Начинается спуск сквозь мертвые джунгли. Шерпы идут впереди. Сильными взмахами своих кукри[106]
они рубят стволы бамбука и ветви, преграждающие путь. Земля размокла. Все скользят – едва ли найдется хоть один, кто не упал бы в этот день. Кузи, Ишак, Удо, Шац и Террай уходят вперед для разведки. Нуаель, согласно плану, все время впереди на один переход, а Ребюффа остается со мной и Ляшеналем. Уколы Удо оказываются весьма эффективными: я совершенно измучен, но уже не чувствую такой боли и большую часть времени дремлю, полузакрыв глаза. Ляшеналь следует за мной по пятам. Последний участок перед рекой особенно крут. На мой взгляд, у меня не больше одного шанса из тысячи спуститься живым. Фактически склон почти отвесный, а узкая тропка пересекает его под углом; носильщикам приходится цепляться за деревья, растущие вдоль тропы.Мой носильщик не знает, что делать: он не может двинуться ни вперед, ни назад. Наконец он прижимается животом к стене и продвигается боком шаг за шагом. Мое сиденье буквально висит над бездной. Шерпы то и дело втыкают ледорубы в мокрую землю и отчаянно налегают на них, пытаясь помочь моему носильщику. Я мучительно чувствую малейший толчок. С ужасом смотрю я на несущуюся подо мной Шадзиу-Кхола, в которую я могу упасть каждую секунду. Если носильщик поскользнется, спасения нет: возможно, ему самому удастся остановиться, но кто сможет задержать меня? У меня уже нет сил бороться со страхом. Теперь я знаю, что такое настоящий страх. Ляшеналь также терроризирован. К счастью, его руки свободны и время от времени он может помогать себе. Каждый шаг, приближая нас к цели, приносит облегчение. Однако перед концом нас ждет последнее испытание. На протяжении шести метров тропинка, уже едва заметная, совершенно исчезает. Вдоль скалы вьется маленькая расщелина, в которую иногда удается засунуть ногу. Мой носильщик, проявляя величайшее мужество, продолжает идти вперед. Я не могу выразить своего восхищения этими людьми, которые не колеблясь выполняют столь опасную работу. Он передвигается боком, цепляясь за малейшие неровности, в то время как другие помогают ему правильно поставить ногу.
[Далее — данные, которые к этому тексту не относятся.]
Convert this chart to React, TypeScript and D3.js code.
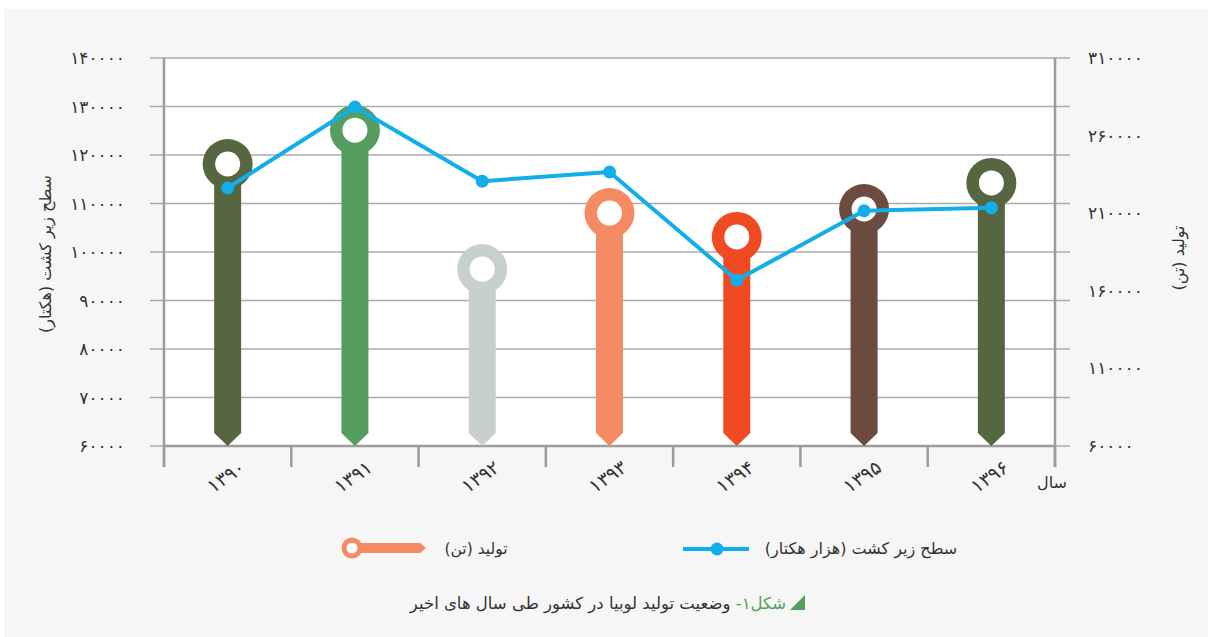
import React from 'react';
import * as d3 from 'd3';

// data
const years = ['1390', '1391', '1392', '1393', '1394', '1395', '1396'];
const areaHa = [113200, 129900, 114600, 116500, 94200, 108500, 109100];
const productionTon = [241700, 263500, 174000, 210100, 194700, 212700, 229500];
const barColors = ['#566640', '#559e5f', '#c8d0cd', '#f58b63', '#f04a23', '#6b4c3e', '#566640'];
const leftTicks = [60000, 70000, 80000, 90000, 100000, 110000, 120000, 130000, 140000];
const rightTicks = [60000, 110000, 160000, 210000, 260000, 310000];

const FONT = '"DejaVu Sans", sans-serif';
const LINE_COLOR = '#12aeea';
const GRID = '#ababab';
const AXIS = '#9c9c9e';

const faDigits = '۰۱۲۳۴۵۶۷۸۹';
const toFa = (s: string | number) => String(s).replace(/[0-9]/g, (d) => faDigits[+d]);

const App: React.FC = () => {
  const width = 1208;
  const height = 637;
  const margin = { top: 58, right: 1055, bottom: 446, left: 164 };

  const x = d3.scaleBand<string>().domain(years).range([margin.left, margin.right]).padding(0);
  const cx = (y: string) => (x(y) as number) + x.bandwidth() / 2;
  const yLeft = d3.scaleLinear().domain([60000, 140000]).range([margin.bottom, margin.top]);
  const yRight = d3.scaleLinear().domain([60000, 310000]).range([margin.bottom, margin.top]);

  const line = d3
    .line<number>()
    .x((_, i) => cx(years[i]))
    .y((d) => yLeft(d));

  const halfW = 13.5;
  const tip = 13;
  const lollipop = (c: number, top: number) =>
    `M${c - halfW},${top} L${c - halfW},${margin.bottom - tip} L${c},${margin.bottom} L${c + halfW},${margin.bottom - tip} L${c + halfW},${top} Z`;

  const boundaries = years.map((y) => x(y) as number).concat([margin.right]);

  return (
    <>
      <style>{'body{margin:0}'}</style>
      <svg width={width} height={height} style={{ display: 'block', fontFamily: FONT }}>
        <rect x={0} y={0} width={width} height={height} fill="#ffffff" />
        <rect x={4} y={9} width={width - 4} height={height - 9} fill="#f6f6f6" />
        <rect
          x={margin.left}
          y={margin.top}
          width={margin.right - margin.left}
          height={margin.bottom - margin.top}
          fill="#ffffff"
        />

        {/* gridlines */}
        {leftTicks.map((t) => (
          <line key={t} x1={150} x2={1070} y1={yLeft(t)} y2={yLeft(t)} stroke={GRID} strokeWidth={1.6} />
        ))}

        {/* axes */}
        <line x1={margin.left} x2={margin.left} y1={margin.top} y2={467} stroke={AXIS} strokeWidth={2.5} />
        <line x1={margin.right} x2={margin.right} y1={margin.top} y2={467} stroke={AXIS} strokeWidth={2.5} />
        <line x1={margin.left} x2={margin.right} y1={margin.bottom} y2={margin.bottom} stroke={AXIS} strokeWidth={2.5} />
        {boundaries.map((b, i) => (
          <line key={i} x1={b} x2={b} y1={margin.bottom} y2={467} stroke={AXIS} strokeWidth={2.5} />
        ))}

        {/* tick labels */}
        {leftTicks.map((t) => (
          <text key={t} x={125} y={yLeft(t) + 6} textAnchor="end" fontSize={17} letterSpacing={-1.5} fill="#333">
            {toFa(t)}
          </text>
        ))}
        {rightTicks.map((t) => (
          <text key={t} x={1088} y={yRight(t) + 6} textAnchor="start" fontSize={17} letterSpacing={-1.5} fill="#333">
            {toFa(t)}
          </text>
        ))}
        {years.map((y) => (
          <text
            key={y}
            transform={`translate(${cx(y) + 2},${482}) rotate(-35)`}
            textAnchor="middle"
            fontSize={19}
            fill="#333"
          >
            {toFa(y)}
          </text>
        ))}
        <text x={1052} y={488} textAnchor="middle" fontSize={16} fill="#333" direction="rtl">
          سال
        </text>

        {/* axis titles */}
        <text
          transform={`translate(51,${254}) rotate(-90)`}
          textAnchor="middle"
          fontSize={16}
          fill="#333"
          direction="rtl"
          style={{ direction: 'rtl' }}
        >
          سطح زیر کشت (هکتار)
        </text>
        <text
          transform={`translate(1184,${258}) rotate(-90)`}
          textAnchor="middle"
          fontSize={16}
          fill="#333"
          direction="rtl"
          style={{ direction: 'rtl' }}
        >
          تولید (تن)
        </text>

        {/* production lollipops */}
        {years.map((y, i) => {
          const c = cx(y);
          const cy = yRight(productionTon[i]);
          return (
            <g key={y}>
              <path d={lollipop(c, cy)} fill={barColors[i]} />
              <circle cx={c} cy={cy} r={25} fill={barColors[i]} />
              <circle cx={c} cy={cy} r={12.5} fill="#ffffff" />
            </g>
          );
        })}

        {/* area line */}
        <path d={line(areaHa) || ''} fill="none" stroke={LINE_COLOR} strokeWidth={4} strokeLinejoin="round" />
        {areaHa.map((v, i) => (
          <circle key={i} cx={cx(years[i])} cy={yLeft(v)} r={6.5} fill={LINE_COLOR} />
        ))}

        {/* legend */}
        <g>
          <path d="M352,543 L420,543 L426,548 L420,553 L352,553 Z" fill="#f58b63" />
          <circle cx={352} cy={548} r={10.5} fill="#f58b63" />
          <circle cx={352} cy={548} r={5.5} fill="#ffffff" />
          <text x={476} y={554} textAnchor="middle" fontSize={15.5} fill="#333" direction="rtl" style={{ direction: 'rtl' }}>
            تولید (تن)
          </text>
          <line x1={683} x2={749} y1={549} y2={549} stroke={LINE_COLOR} strokeWidth={4} />
          <circle cx={717} cy={549} r={6.5} fill={LINE_COLOR} />
          <text x={861} y={554} textAnchor="middle" fontSize={16} fill="#333" direction="rtl" style={{ direction: 'rtl' }}>
            سطح زیر کشت (هزار هکتار)
          </text>
        </g>

        {/* caption */}
        <path d="M805,595 L805,610 L790,610 Z" fill="#559e5f" />
        <text x={786} y={609} textAnchor="start" fontSize={16.5} direction="rtl" style={{ direction: 'rtl' }}>
          <tspan fill="#559e5f">شکل۱-</tspan>
          <tspan fill="#333"> وضعیت تولید لوبیا در کشور طی سال های اخیر</tspan>
        </text>
      </svg>
    </>
  );
};

export default App;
Наконец-то мы добираемся до Шадзиу-Кхола. Нам предстоит переправляться вброд через этот поток, вздувшийся от муссонных дождей. Вслед за мной Ляшеналь прошел опасный участок. Несмотря на весь свой страх, он, кажется, вполне владеет собой, тогда как я – просто жалкая развалина. Стоя плечом к плечу и поддерживая друг друга, носильщики успешно сопротивляются силе потока. Мы поднимаемся метров на сто по благоухающим зарослям, и там, вдалеке, я вижу место ночевки пастухов.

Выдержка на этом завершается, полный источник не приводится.